As part of the overall risk assessment of a municipal bond investment, it’s increasingly important to include these environmental risks in the investment decision-making process.  This analysis should include whether the municipality has enacted any resiliency plans to combat risks from weather-related events, such as building seawalls and improving levee systems, elevating roadways to alleviate flooding, strengthening sewage and water storage systems, and requiring sturdier construction to withstand severe storms. 


Move beyond talk and mitigate risk

The wild(fire) west

In contrast to the east, the majority of the land west of the Rockies has been in drought conditions for over a year, and the US government recently declared the first ever shortage of water on the Colorado River. The main reservoir that feeds the river, Lake Mead, is currently measured at 1,068 feet below sea level, its lowest level since the Hoover Dam was built in the 1930s, and is projected to be even lower by early next year. This will trigger mandatory water cutbacks in several states that rely on the river for water, including Arizona, Nevada, California, Colorado, New Mexico, Utah, and Wyoming, and will impact farmers and agriculture most significantly. Water cuts aren’t expected to affect city and suburban residents and industrial businesses much, as water managers have been preparing for these conditions for many years.

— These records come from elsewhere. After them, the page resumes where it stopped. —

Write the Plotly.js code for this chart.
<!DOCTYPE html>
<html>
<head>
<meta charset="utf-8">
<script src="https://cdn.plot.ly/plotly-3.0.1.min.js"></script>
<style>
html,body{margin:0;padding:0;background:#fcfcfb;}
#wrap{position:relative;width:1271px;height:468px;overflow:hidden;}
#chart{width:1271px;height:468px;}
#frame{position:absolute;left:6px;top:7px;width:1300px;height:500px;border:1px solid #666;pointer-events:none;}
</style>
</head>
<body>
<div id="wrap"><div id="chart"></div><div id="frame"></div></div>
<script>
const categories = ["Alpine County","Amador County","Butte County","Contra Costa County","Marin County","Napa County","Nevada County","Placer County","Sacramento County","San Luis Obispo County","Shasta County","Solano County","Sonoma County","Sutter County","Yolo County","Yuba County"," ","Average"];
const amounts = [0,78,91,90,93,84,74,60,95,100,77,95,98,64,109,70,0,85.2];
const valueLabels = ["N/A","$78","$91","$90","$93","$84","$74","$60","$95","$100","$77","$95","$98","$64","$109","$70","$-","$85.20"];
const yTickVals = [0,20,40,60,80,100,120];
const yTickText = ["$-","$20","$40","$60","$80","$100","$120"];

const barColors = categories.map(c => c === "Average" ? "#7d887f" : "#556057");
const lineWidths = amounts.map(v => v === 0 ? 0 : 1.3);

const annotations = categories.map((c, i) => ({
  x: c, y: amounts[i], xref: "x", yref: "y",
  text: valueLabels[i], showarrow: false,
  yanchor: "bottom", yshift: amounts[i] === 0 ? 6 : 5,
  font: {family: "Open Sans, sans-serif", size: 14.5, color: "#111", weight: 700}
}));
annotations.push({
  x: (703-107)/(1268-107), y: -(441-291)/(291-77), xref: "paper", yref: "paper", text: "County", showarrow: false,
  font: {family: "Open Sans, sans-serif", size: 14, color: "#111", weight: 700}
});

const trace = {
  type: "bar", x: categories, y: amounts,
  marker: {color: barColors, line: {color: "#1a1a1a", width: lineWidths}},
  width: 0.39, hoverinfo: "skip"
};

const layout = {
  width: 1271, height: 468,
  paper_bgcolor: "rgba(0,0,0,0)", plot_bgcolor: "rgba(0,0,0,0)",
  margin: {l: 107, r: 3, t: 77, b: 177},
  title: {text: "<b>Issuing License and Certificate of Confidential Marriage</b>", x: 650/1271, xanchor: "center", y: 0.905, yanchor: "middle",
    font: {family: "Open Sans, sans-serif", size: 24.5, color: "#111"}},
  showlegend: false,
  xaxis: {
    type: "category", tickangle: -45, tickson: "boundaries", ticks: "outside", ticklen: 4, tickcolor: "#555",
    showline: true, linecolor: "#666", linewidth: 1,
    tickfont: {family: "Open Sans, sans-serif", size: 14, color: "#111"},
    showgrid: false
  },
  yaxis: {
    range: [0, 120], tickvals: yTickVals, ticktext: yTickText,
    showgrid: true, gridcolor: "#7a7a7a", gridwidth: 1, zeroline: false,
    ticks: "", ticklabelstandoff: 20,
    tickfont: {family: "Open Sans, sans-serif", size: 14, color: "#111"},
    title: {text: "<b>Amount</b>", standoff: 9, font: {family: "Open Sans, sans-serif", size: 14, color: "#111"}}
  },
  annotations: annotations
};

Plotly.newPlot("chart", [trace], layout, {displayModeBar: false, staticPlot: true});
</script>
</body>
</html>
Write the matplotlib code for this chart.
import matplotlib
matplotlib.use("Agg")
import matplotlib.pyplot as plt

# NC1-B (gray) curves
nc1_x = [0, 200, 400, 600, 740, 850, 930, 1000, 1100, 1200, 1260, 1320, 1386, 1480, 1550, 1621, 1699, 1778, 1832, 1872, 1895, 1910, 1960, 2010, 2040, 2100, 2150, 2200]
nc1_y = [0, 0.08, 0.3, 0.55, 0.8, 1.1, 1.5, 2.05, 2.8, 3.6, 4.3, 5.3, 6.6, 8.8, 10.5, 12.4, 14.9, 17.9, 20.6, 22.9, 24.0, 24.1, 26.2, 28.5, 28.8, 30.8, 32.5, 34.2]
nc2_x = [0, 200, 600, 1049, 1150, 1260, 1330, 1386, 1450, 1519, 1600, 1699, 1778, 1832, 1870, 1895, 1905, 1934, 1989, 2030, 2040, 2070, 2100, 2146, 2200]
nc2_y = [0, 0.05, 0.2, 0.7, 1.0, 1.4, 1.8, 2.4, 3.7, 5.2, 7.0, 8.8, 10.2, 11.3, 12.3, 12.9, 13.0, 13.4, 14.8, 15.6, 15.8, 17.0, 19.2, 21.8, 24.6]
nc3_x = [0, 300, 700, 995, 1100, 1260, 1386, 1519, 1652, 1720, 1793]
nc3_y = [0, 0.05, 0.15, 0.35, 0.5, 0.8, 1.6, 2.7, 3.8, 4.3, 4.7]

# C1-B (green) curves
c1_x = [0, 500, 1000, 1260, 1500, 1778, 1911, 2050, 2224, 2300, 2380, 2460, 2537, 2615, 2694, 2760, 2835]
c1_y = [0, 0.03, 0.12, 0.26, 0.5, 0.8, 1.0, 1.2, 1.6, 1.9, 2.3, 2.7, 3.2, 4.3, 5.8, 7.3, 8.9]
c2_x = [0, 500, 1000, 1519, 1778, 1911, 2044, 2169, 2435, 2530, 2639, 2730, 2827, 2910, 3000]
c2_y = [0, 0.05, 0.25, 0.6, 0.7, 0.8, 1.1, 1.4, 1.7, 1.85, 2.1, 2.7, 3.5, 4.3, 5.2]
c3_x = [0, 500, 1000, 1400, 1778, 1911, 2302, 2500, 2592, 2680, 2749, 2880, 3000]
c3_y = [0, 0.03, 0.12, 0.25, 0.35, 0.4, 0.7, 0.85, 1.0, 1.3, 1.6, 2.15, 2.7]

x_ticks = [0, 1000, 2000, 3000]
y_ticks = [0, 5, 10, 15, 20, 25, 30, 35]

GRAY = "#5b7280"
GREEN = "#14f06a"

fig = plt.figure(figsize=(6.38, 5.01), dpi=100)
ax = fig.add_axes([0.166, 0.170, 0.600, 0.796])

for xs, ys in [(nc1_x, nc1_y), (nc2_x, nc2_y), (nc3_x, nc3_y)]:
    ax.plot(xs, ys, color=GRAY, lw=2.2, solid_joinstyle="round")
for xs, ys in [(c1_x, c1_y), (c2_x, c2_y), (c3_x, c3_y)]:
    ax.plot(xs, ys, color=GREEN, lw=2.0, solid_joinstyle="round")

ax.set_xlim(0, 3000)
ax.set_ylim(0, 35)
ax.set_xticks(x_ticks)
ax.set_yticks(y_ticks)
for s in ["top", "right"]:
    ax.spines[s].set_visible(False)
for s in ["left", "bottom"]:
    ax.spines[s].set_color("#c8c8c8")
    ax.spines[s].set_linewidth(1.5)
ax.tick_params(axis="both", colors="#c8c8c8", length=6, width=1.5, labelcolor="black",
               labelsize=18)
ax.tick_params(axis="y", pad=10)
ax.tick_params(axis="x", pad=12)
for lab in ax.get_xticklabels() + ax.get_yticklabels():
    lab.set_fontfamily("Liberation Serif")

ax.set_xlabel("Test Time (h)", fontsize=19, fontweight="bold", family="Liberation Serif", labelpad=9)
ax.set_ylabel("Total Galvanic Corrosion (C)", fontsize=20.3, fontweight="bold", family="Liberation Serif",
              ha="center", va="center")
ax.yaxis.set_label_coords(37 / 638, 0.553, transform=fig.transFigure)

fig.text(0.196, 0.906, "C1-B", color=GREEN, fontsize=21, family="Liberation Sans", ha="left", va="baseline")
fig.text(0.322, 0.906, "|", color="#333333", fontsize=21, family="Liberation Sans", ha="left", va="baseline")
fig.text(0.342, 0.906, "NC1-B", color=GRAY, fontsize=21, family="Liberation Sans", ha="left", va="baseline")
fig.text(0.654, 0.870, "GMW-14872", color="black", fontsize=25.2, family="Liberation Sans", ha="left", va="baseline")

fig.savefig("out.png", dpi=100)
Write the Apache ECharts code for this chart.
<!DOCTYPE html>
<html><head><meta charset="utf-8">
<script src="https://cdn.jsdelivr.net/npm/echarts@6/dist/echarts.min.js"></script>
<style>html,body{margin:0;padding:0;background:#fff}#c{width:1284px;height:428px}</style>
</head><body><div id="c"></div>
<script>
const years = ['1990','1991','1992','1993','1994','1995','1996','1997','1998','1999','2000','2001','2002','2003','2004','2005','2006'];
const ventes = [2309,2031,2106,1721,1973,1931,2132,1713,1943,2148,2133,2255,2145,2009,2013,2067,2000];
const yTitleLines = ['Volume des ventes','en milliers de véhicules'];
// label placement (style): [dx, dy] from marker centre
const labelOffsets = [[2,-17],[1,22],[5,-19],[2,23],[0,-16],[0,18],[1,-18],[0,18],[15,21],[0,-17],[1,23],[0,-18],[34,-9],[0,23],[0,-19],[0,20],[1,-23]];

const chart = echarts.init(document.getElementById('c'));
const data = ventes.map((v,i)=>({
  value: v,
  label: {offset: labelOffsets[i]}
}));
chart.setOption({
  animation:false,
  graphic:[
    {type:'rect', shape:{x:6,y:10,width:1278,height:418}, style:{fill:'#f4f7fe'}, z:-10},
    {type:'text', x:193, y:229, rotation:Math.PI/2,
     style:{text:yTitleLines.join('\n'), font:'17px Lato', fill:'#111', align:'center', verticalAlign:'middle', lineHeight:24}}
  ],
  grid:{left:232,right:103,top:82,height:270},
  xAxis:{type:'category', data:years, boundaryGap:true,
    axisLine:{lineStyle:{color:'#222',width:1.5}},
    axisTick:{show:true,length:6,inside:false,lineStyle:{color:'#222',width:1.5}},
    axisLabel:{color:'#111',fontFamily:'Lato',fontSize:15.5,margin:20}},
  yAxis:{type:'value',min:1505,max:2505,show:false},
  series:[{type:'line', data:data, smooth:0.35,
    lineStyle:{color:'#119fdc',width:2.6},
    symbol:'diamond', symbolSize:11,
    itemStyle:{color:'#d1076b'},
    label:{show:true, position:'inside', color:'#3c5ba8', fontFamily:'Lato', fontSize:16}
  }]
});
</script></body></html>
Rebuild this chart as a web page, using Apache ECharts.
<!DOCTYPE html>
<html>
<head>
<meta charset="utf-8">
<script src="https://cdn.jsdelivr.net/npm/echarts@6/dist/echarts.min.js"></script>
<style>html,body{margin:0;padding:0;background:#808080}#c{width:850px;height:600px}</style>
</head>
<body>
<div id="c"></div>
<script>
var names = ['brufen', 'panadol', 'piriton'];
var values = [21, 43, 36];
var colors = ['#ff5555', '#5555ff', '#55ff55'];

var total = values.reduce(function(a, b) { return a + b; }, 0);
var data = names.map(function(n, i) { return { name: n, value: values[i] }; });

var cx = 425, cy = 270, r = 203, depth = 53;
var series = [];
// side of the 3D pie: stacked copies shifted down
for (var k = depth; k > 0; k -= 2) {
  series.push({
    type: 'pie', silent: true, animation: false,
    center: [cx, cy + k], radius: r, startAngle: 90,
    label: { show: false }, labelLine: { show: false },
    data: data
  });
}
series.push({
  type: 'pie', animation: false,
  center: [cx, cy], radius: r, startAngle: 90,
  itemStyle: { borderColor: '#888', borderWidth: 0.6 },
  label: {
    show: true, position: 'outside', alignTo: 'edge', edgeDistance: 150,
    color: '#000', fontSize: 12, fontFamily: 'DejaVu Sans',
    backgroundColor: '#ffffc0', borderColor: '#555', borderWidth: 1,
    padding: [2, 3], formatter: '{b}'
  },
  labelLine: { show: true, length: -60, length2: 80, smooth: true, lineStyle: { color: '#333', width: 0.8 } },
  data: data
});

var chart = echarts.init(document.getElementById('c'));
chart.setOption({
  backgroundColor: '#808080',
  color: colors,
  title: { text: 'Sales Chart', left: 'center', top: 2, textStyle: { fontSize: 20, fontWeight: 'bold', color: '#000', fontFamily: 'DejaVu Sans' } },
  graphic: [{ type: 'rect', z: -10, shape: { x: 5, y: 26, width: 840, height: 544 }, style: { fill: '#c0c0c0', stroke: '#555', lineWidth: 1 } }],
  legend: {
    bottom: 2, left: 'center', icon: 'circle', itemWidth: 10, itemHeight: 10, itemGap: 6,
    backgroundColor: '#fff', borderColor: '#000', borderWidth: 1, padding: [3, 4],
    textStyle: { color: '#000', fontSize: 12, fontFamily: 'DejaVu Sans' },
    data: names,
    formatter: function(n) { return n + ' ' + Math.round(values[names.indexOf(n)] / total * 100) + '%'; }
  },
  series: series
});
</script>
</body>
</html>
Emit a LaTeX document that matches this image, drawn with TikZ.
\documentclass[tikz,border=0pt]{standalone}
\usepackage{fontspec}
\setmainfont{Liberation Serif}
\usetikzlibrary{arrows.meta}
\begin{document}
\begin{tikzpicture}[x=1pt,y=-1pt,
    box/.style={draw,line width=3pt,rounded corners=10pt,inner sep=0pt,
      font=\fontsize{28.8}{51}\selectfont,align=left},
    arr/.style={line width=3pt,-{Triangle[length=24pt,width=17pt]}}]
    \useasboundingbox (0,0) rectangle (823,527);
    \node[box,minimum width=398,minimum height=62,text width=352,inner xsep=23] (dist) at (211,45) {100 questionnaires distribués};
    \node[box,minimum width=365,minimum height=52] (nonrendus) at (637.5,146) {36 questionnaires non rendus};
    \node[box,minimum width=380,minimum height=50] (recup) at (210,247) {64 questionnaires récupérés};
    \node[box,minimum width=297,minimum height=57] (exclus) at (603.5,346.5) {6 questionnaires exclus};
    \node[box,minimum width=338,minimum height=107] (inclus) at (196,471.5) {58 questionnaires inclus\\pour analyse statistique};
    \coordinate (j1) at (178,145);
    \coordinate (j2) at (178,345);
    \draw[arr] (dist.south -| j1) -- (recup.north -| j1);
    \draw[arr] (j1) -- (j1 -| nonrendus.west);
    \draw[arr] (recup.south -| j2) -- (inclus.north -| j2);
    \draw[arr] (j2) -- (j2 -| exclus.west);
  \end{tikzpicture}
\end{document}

From the perspective of municipal bond issuers, smaller water systems with low economies of scale, no diverse sources of water supply, and low liquidity will likely be the most negatively affected by these cuts. Larger, regional systems in this area are entering this most recent drought coming from a stronger financial position, with more water in storage now than a decade ago, providing a buffer against mandatory water use restrictions. In addition, many large regional systems have more diverse water sources than they did before entering the last 2012–2016 drought period. It’s important for investors to take all these factors into account when assessing the creditworthiness of an issuer. The current drought may see revenues impacted by water restrictions over the long term, with ratings potentially negatively affected as a result. This could increase borrowing costs for issuers not adequately prepared to face the challenges of climate change.


In addition to the severe drought conditions, the western United States continues to see more frequent and severe wildfires as the climate becomes drier. Of the major wildfires currently raging in California, the Caldor fire is on a path to be the most destructive in state history. Note that the only natural disaster–related default in the municipal market, Pacific Gas and Electric’s bankruptcy in 2018, was a fallout from the wildfires in California.


Despite increasing damage and costs from extreme weather events, municipal credit remains resilient. In addition, although economic losses from these disasters can be immense, most are covered by private insurance and federal disaster aid, which has muted the impact for municipalities. The Federal Emergency Management Agency (FEMA) often covers 75% of disaster-related costs for municipalities.


Although a natural disaster may not lead to an immediate default, it’s critical to incorporate these rising climate risks into the investment decision-making process. Over time, climate change could result in population shifts, declining tax bases, and increasing debt loads, which could lead to credit stress. Municipalities have been slow to adopt better reporting and disclosure practices to account for climate and environmental risks, and investors continue to push for better disclosure from issuers on these long-term risks. As investment managers, we actively incorporate key metrics related to the risks of climate change into the overall credit analysis of our municipal holdings.



The bottom line

With the frequency and damage of weather-related events continuing to rise, we believe incorporating climate risk into the credit-evaluation process for state and local issuers is becoming more critical for municipal bond investors.